2014-10-15 14:21:00

L'arcivescovo Shevchuk: dottrina non cambia, si sviluppa


Al centro della discussione dei padri sinodali riuniti nei Circoli minori la Relazione dopo la discussione, presentata lunedì mattina. Il testo è un documento di lavoro e non è definitivo. Lo conferma al microfono di Paolo Ondarza Sua Beatitudine Sviatoslav Shevchuk, arcivescovo maggiore di Kiev in Ucraina:

R. - Stiamo lavorando. Questa Relatio non è un risultato definitivo della discussione. Adesso stiamo studiando nei Circoli minori questo testo. Ci sono molte critiche. Bisogna completare il testo per dare un messaggio molto più chiaro ed equilibrato sia al Santo Padre che ai nostri fedeli. Prima di tutto vogliamo ribadire la dottrina della Chiesa sul matrimonio e la famiglia. Non abbiamo nessuna intenzione di cambiare la dottrina, ma ci stiamo occupando delle sfide pastorali che non vengono dall’interno della Chiesa ma dall’esterno. Noi cerchiamo il modo migliore per rispondere a queste, riproponendo la chiave gioiosa e positiva del Vangelo della famiglia.

D. - Quali le criticità secondo lei della Relatio post disceptationem?

R. - Bisogna essere molto più chiari. Come si dice, “il diavolo si nasconde nei dettagli”, e talvolta l’intenzione dei padri non corrisponde pienamente al testo formulato. E questo confonde. La dottrina non cambia, si sviluppa, cioè si sta perfezionando per rispondere giustamente alle sfide. Nella storia della Chiesa, la parte dottrinale si è formata come risposta dei cristiani a certe eresie o interpretazioni sbagliate della fede cristiana. Questo non è un Sinodo dottrinale, non siamo qui per discuterle la dottrina, ma per condividere la nostra esperienza pastorale.
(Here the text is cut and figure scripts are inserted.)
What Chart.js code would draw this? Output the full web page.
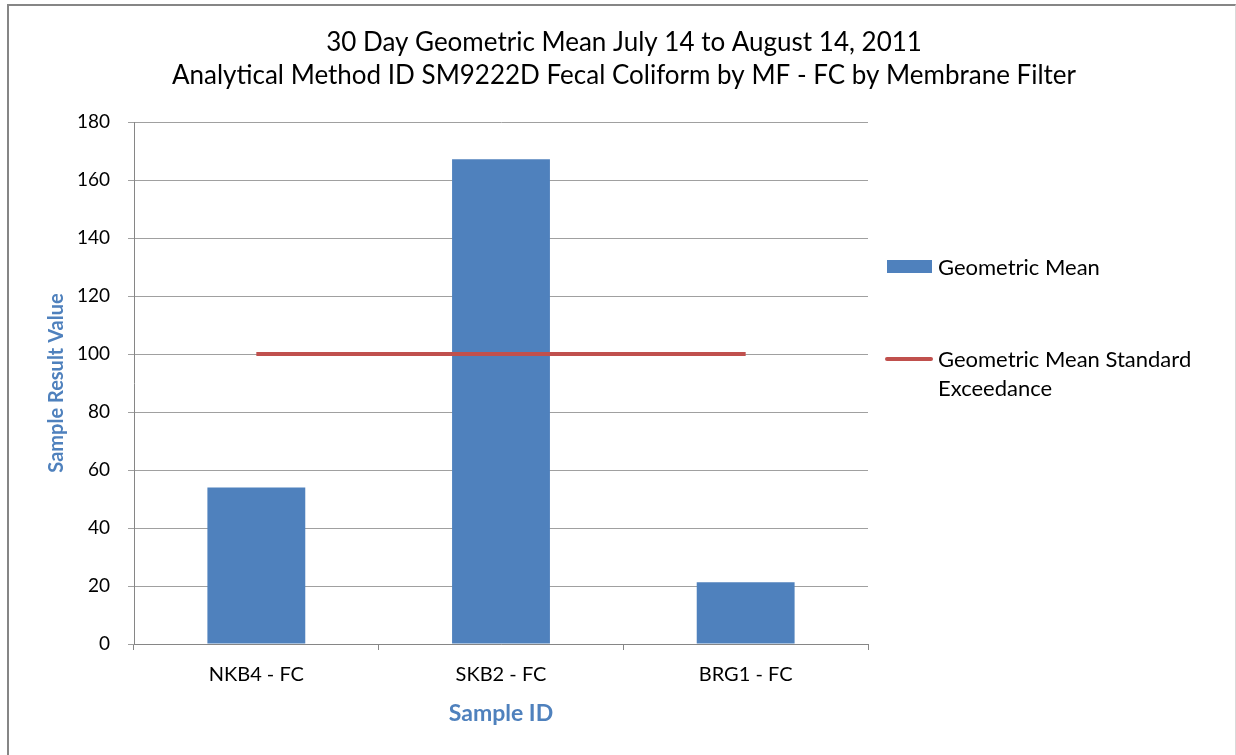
<!DOCTYPE html>
<html>
<head>
<meta charset="utf-8">
<script src="https://cdn.jsdelivr.net/npm/chart.js@4/dist/chart.umd.min.js"></script>
<style>
  html, body { margin: 0; padding: 0; background: #fff; }
  #wrap { position: relative; width: 1236px; height: 755px; overflow: hidden; }
  #frame { position: absolute; left: 7px; top: 4px; width: 1226px; height: 800px;
           border-top: 2px solid #868686; border-left: 2px solid #868686; border-right: 1px solid #d9d9d9; }
  canvas { position: absolute; left: 0; top: 0; }
  .leg { position: absolute; font-family: Lato, sans-serif; font-size: 22px; color: #000; line-height: 29px; white-space: nowrap; }
  .sw { position: absolute; }
</style>
</head>
<body>
<div id="wrap">
  <div id="frame"></div>
  <canvas id="c" width="1236" height="755"></canvas>
  <div class="sw" style="left:887px;top:260px;width:45px;height:13px;background:#4F81BD;"></div>
  <div class="leg" style="left:938px;top:252px;">Geometric Mean</div>
  <div class="sw" style="left:885px;top:357px;width:48px;height:4px;background:#C0504D;border-radius:2px;"></div>
  <div class="leg" style="left:938px;top:344px;">Geometric Mean Standard<br>Exceedance</div>
</div>
<script>
const titleLines = ["30 Day Geometric Mean July 14 to August 14, 2011",
                    "Analytical Method ID SM9222D Fecal Coliform by MF - FC by Membrane Filter"];
const categories = ["NKB4 - FC", "SKB2 - FC", "BRG1 - FC"];
const geometricMean = [54, 167.2, 21.3];
const standardExceedance = [100, 100, 100];
const yTicks = [0, 20, 40, 60, 80, 100, 120, 140, 160, 180];
const seriesNames = ["Geometric Mean", "Geometric Mean Standard Exceedance"];
const xTitle = "Sample ID";
const yTitle = "Sample Result Value";

const FONT = "Lato, sans-serif";
const axisBlue = "#4F81BD";

new Chart(document.getElementById("c"), {
  type: "bar",
  data: {
    labels: categories,
    datasets: [
      { type: "line", label: seriesNames[1], data: standardExceedance, borderColor: "#C0504D",
        backgroundColor: "#C0504D", borderWidth: 4, pointRadius: 0, tension: 0, order: 0,
        borderCapStyle: "butt" },
      { type: "bar", label: seriesNames[0], data: geometricMean, backgroundColor: "#4F81BD",
        borderWidth: 0, categoryPercentage: 1, barPercentage: 0.4, order: 1 }
    ]
  },
  options: {
    responsive: false,
    animation: false,
    layout: { padding: { left: 12, right: 0, top: 0, bottom: 11 } },
    plugins: {
      legend: { display: false },
      tooltip: { enabled: false },
      title: {
        display: true, text: titleLines, color: "#000",
        font: { family: FONT, size: 26, weight: "normal", lineHeight: 1.27 },
        padding: { top: 26, bottom: 30 }
      }
    },
    scales: {
      x: {
        grid: { display: true, drawOnChartArea: false, drawTicks: true, tickLength: 6, color: "#868686", offset: true },
        border: { display: true, color: "#868686", width: 1 },
        ticks: { color: "#000", font: { family: FONT, size: 20 }, padding: 13, maxRotation: 0 },
        title: { display: true, text: xTitle, color: axisBlue,
                 font: { family: FONT, size: 23, weight: "bold" }, padding: { top: 0, bottom: 17 } },
        afterFit: (s) => { s.height = 100; }
      },
      y: {
        min: 0, max: 180,
        afterBuildTicks: (s) => { s.ticks = yTicks.map(v => ({ value: v })); },
        grid: { color: "#a0a0a0", tickLength: 6, drawTicks: true },
        border: { display: true, color: "#868686", width: 1 },
        ticks: { color: "#000", font: { family: FONT, size: 19 }, padding: 18 },
        title: { display: true, text: yTitle, color: axisBlue,
                 font: { family: FONT, size: 20, weight: "bold" }, padding: { top: 33, bottom: 0 } },
        afterFit: (s) => { s.width = 122; }
      },
      legendSpace: {
        position: "right", display: true,
        grid: { display: false, drawTicks: false },
        border: { display: false },
        ticks: { display: false },
        afterFit: (s) => { s.width = 368; }
      }
    }
  }
});
</script>
</body>
</html>
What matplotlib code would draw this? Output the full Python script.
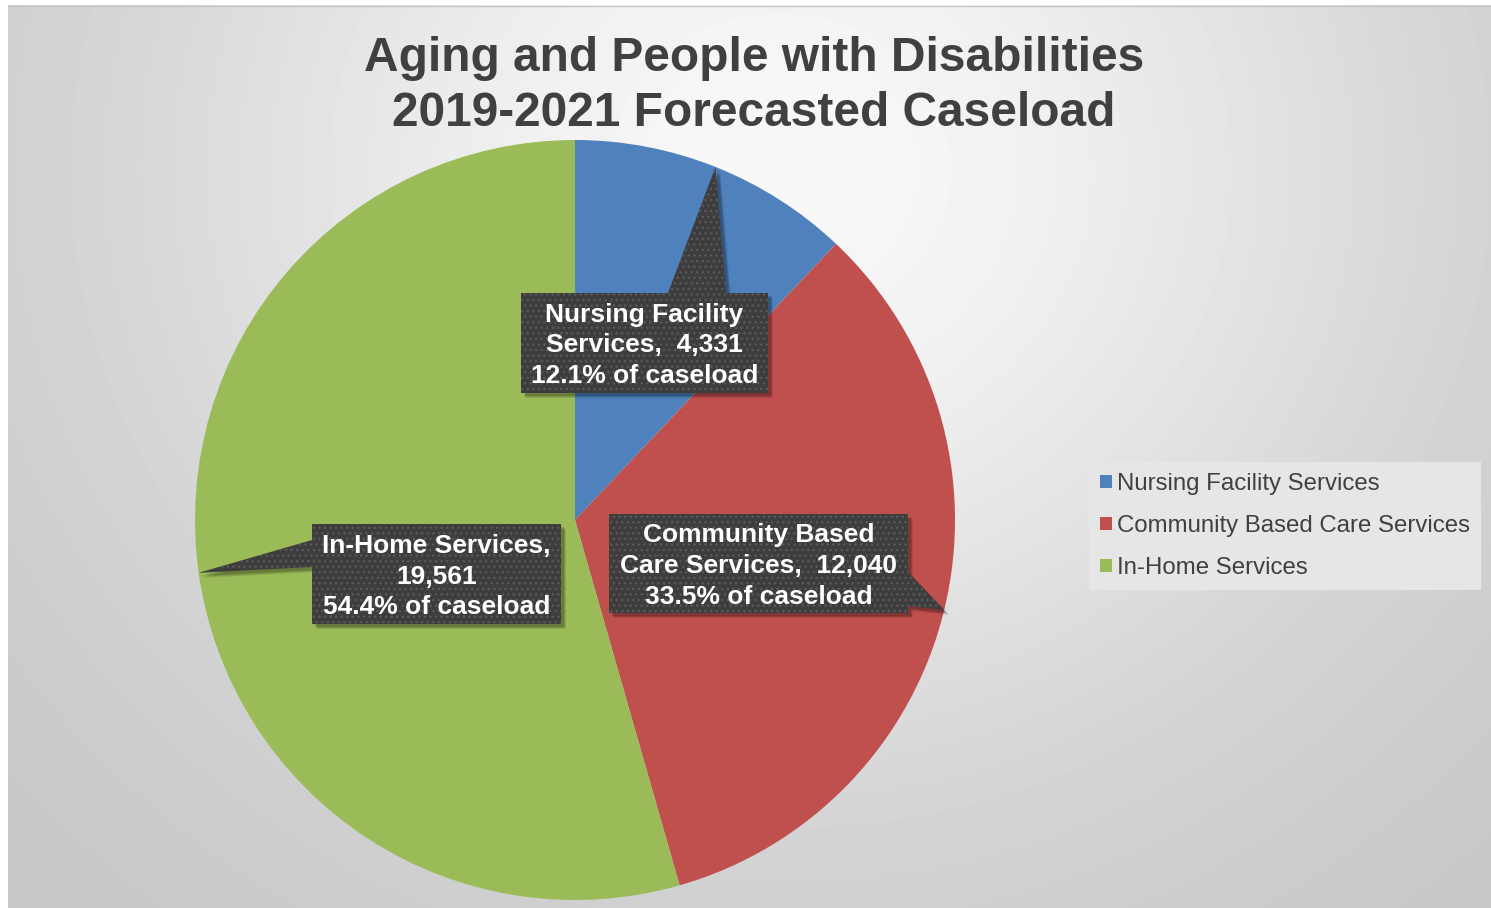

Stiamo veramente considerando queste grandi sofferenze e queste sfide che la famiglia cristiana soffre nel modo d’oggi.

D. - Le situazioni irregolari verso le quali si sta guardando in atteggiamento di misericordia, di ascolto, quale approccio necessitano?

R. - Da una parte, vogliamo ribadire la dottrina: la famiglia è l’unione stabile, fedele e sacramentale tra un uomo ed una donna. Le altre convivenze non le stiamo considerando come famiglie, però bisogna anche ribadire che, ad esempio, se un uomo ed una donna anche senza il matrimonio ecclesiastico vivono un matrimonio stabile, fertile, fedele, e ci sono questi semina verbi, i semi della verità, questi vanno valorizzati e considerati come un punto di partenza per aiutare queste persone a raggiungere l’ideale evangelico. Forse per la prima volta l’attenzione dei pastori è rivolta verso l’esterno del recinto.

D. - I media hanno parlato di apertura alle coppie omosessuali. Come stanno le cose?

R. - Non è così. Non stiamo parlando di apertura. Si è parlato delle sofferenze di queste persone. Non possiamo considerare l’orientamento omosessuale come un bene da valorizzare; è una grandissima difficoltà che provoca sofferenze in queste persone. Perciò bisogna guardare con occhi chiari: da una parte, non si può identificare la persona con la sua tendenza omosessuale; dall’altra dobbiamo chiederci come possiamo illuminare la loro esistenza - veramente provata dalla sofferenza personale - con la luce del Vangelo.